The Henning Christiansen Archive 1960-1980
Introduction
The Henning Christiansen Archive reflects a series of groundbreaking developments in the Danish and international art scene during the 1960s and 1970s. The most important and enduring of these is the hybridization of the art forms. Since the 1960s, distinctions between music, visual arts, literature and so forth no longer make sense. The very fact that a composer’s archive is suited to shedding light on developments in visual arts during this period illustrates how quickly and completely the boundaries between the art forms were dismantled during this time.
For Christiansen, this profound transformation began with an encounter with Fluxus in 1962. At the time, he was already regarded one of the most radical composers in Denmark, but his position was influenced, in particular, by his immediate and intense engagement with the latest advances in music; something that also characterizes other radical young composers, including Per Nørgaard, Ib Nørholm and Pelle Gudmundsen-Holmgreen. All four men were members of the board for DUT (Det Unge Tonekunstnerselskab, Young Composers’ Society), which made a big effort during the 1960s to bring the latest musical trends to a Danish audience. This included the work of the Korean composer Nam June Paik, whose works from this time are best characterized as ‘action music’; the American artists Robert and Simone Morris, who worked at the intersection of music, dance and visual art; and Fluxus, which included a number of international artists whose production explored the borderland between different genres of art as well as that between art and everyday life.
After almost two years of experimenting with mainly textual scores, Christiansen returned to traditional musical notes. His Op. 25, To PLAY to-DAY, composed in 1964, with its original performance on 1 February 1966 on DR (Danish Broadcasting Corporation) radio, was a transitional piece, which he called his ‘farewell to Fluxus’. The piece varies between text and brief musical passages with an almost anecdotal character, and the style of these musical passages became characteristic of his production over the following years. The time from 1964 to 1969 are characterized by close collaboration with the Eksperimenterende Malerskole, also known as Eks-skolen (Experimental Art School or simply the Ex School), especially with the poet Hans-Jørgen Nielsen and the visual artist Bjørn Nørgaard. Eks-skolen’s experiments with action art included ‘demonstrations’ of basic issues in relation to painting or sculpture. Christiansen worked in particular with ‘the grand form’ (his own term): the basic building blocks of musical composition. This made him a prominent representative of ‘The New Simplicity’, with his Op. 28, Perceptive Constructions II (1964, original performance in 1965) as the best-known example.
For Christiansen, the 1960s were also characterized by a close collaboration with the German artist Joseph Beuys. The two men had met at a Fluxus festival in Aachen in 1964 and staged joint performances from 1966 to 1971. At first glance, Beuys’s actions, with their emphasis on materials and symbolism, may seem the polar opposite of Christiansen’s pared-down compositions, but their respective approaches came together at the formal structural level of the action as well as at the thematic level, driven by a shared conviction of the need for fundamental societal change.
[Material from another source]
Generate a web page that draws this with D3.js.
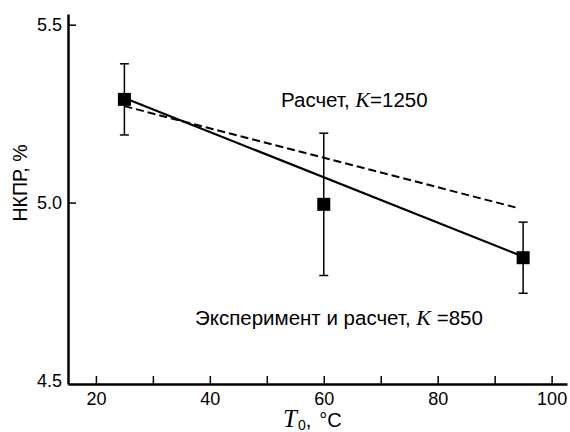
<!DOCTYPE html>
<html>
<head>
<meta charset="utf-8">
<script src="https://cdn.jsdelivr.net/npm/d3@7"></script>
<style>
  body { margin: 0; background: #fff; }
  svg { display: block; font-family: "Liberation Sans", Arial, sans-serif; }
  .k { font-family: "Liberation Serif", "Times New Roman", serif; font-style: italic; }
</style>
</head>
<body>
<svg id="chart" width="570" height="432"></svg>
<script>
// Экспериментальные точки
const expT = [25, 60, 95];
const expVal = [5.29, 4.995, 4.845];
const expErr = [0.1, 0.2, 0.1];

// Расчет, K=850 (сплошная)
const calc850T = [25, 95];
const calc850Val = [5.294, 4.848];

// Расчет, K=1250 (пунктир)
const calc1250T = [25, 94];
const calc1250Val = [5.271, 4.985];

const xTicks = [20, 30, 40, 50, 60, 70, 80, 90, 100];
const xTickLabels = [20, 40, 60, 80, 100];
const yTicks = [4.5, 5.0, 5.5];

const svg = d3.select('#chart');

const x = d3.scaleLinear().domain([15.1, 102.7]).range([68, 567]);
const y = d3.scaleLinear().domain([4.49, 5.53]).range([384, 14]);

// Оси
const xAxis = d3.axisBottom(x)
    .tickValues(xTicks)
    .tickSizeInner(-8)
    .tickSizeOuter(0)
    .tickPadding(8)
    .tickFormat(d => xTickLabels.includes(d) ? d : '');

const gx = svg.append('g')
    .attr('transform', `translate(0,${y.range()[0]})`)
    .call(xAxis);
gx.select('.domain').attr('stroke-width', 2.5);
gx.selectAll('.tick line').attr('stroke-width', 1.5);
gx.selectAll('text').attr('font-size', 18).attr('fill', '#000')
    .attr('font-family', '"Liberation Sans", Arial, sans-serif');

const yAxis = d3.axisLeft(y)
    .tickValues(yTicks)
    .tickSizeInner(-8)
    .tickSizeOuter(0)
    .tickPadding(6)
    .tickFormat(d3.format('.1f'));

const gy = svg.append('g')
    .attr('transform', `translate(${x.range()[0]},0)`)
    .call(yAxis);
gy.select('.domain').attr('stroke-width', 2.5);
gy.selectAll('.tick line').attr('stroke-width', 1.5);
gy.selectAll('.tick').filter(d => d === 4.5).select('line').remove();
gy.selectAll('text').attr('font-size', 18).attr('fill', '#000')
    .attr('font-family', '"Liberation Sans", Arial, sans-serif');

// Линии расчета
const line = d3.line().x(d => x(d[0])).y(d => y(d[1]));

svg.append('path')
    .datum(calc850T.map((t, i) => [t, calc850Val[i]]))
    .attr('d', line)
    .attr('fill', 'none')
    .attr('stroke', '#000')
    .attr('stroke-width', 2.2);

svg.append('path')
    .datum(calc1250T.map((t, i) => [t, calc1250Val[i]]))
    .attr('d', line)
    .attr('fill', 'none')
    .attr('stroke', '#000')
    .attr('stroke-width', 2)
    .attr('stroke-dasharray', '8,4');

// Погрешности
const pts = expT.map((t, i) => ({ t, v: expVal[i], e: expErr[i] }));

const eb = svg.append('g').selectAll('g')
    .data(pts)
    .enter()
    .append('g')
    .attr('stroke', '#000')
    .attr('stroke-width', 1.5);

eb.append('line')
    .attr('x1', d => x(d.t)).attr('x2', d => x(d.t))
    .attr('y1', d => y(d.v + d.e)).attr('y2', d => y(d.v - d.e));
eb.append('line')
    .attr('x1', d => x(d.t) - 4.5).attr('x2', d => x(d.t) + 4.5)
    .attr('y1', d => y(d.v + d.e)).attr('y2', d => y(d.v + d.e));
eb.append('line')
    .attr('x1', d => x(d.t) - 4.5).attr('x2', d => x(d.t) + 4.5)
    .attr('y1', d => y(d.v - d.e)).attr('y2', d => y(d.v - d.e));

// Маркеры
svg.append('g').selectAll('rect')
    .data(pts)
    .enter()
    .append('rect')
    .attr('x', d => x(d.t) - 6.5)
    .attr('y', d => y(d.v) - 6.5)
    .attr('width', 13)
    .attr('height', 13)
    .attr('fill', '#000');

// Подписи
const t1 = svg.append('text')
    .attr('x', 281).attr('y', 107)
    .attr('font-size', 20.5);
t1.append('tspan').text('Расчет, ');
t1.append('tspan').attr('class', 'k').attr('font-size', 22).text('K');
t1.append('tspan').text('=1250');

const t2 = svg.append('text')
    .attr('x', 195).attr('y', 325)
    .attr('font-size', 20.5);
t2.append('tspan').text('Эксперимент и расчет, ');
t2.append('tspan').attr('class', 'k').attr('font-size', 22).text('K');
t2.append('tspan').text(' =850');

// Подписи осей
const xl = svg.append('text')
    .attr('x', 283).attr('y', 427)
    .attr('font-size', 20);
xl.append('tspan').attr('class', 'k').attr('font-size', 25).text('T');
xl.append('tspan').attr('font-size', 14).attr('dx', 1).attr('dy', 3).text('0');
xl.append('tspan').attr('dy', -3).text(',');
xl.append('tspan').attr('dx', 8).text('°C');

svg.append('text')
    .attr('transform', 'translate(27,183) rotate(-90)')
    .attr('text-anchor', 'middle')
    .attr('font-size', 19.5)
    .text('НКПР, %');
</script>
</body>
</html>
For Christiansen, this thematic focus was manifested in a desire to create music that was not driven by the composer’s ego – brilliant compositions that only a connoisseur could appreciate – but by a clear structure that can be decoded by anyone. This focus was also manifested in his long-standing involvement with Beuys’s Deutsche Studentenpartei (German Students Party), a political ‘party’ for anyone interested in continuing their development rather than conforming to pre-existing patterns.
In 1970, Christiansen moved to the Danish island of Møn and embarked on a new phase in his own development. His challenge now was to determine how he could prevent indignation at formal innovations from overshadowing the intention of the pieces. His solution was to embrace traditional compositional techniques and familiar musical forms, such as waltz. He became an active member of the Danish Communist Party, joined the campaign against the EEC, the European Economic Community (now EU), wrote political songs and stage plays and was a vocal opponent of mainstream popular culture. He composed musical scores for several TV series, including ‘Den forsvundne fuldmægtig’ (The Missing Clerk) (1971) and ‘Den otteøjede skorpion’ (The Eight-Eyed Scorpion) (1979), both based on novels by the Danish author Hans Scherfig, who was a personal friend of Christiansen’s. He also experimented with a format he called ‘Concertorama’, a mix of film, music and theatre that sought to achieve the direct appeal of cinematic film. In the archive, this turn is reflected in a significant expansion of his network, which now came to include activists, theatre, film and TV people and representatives of the left-wing art scene in Denmark, including the poet Eske K. Mathiesen.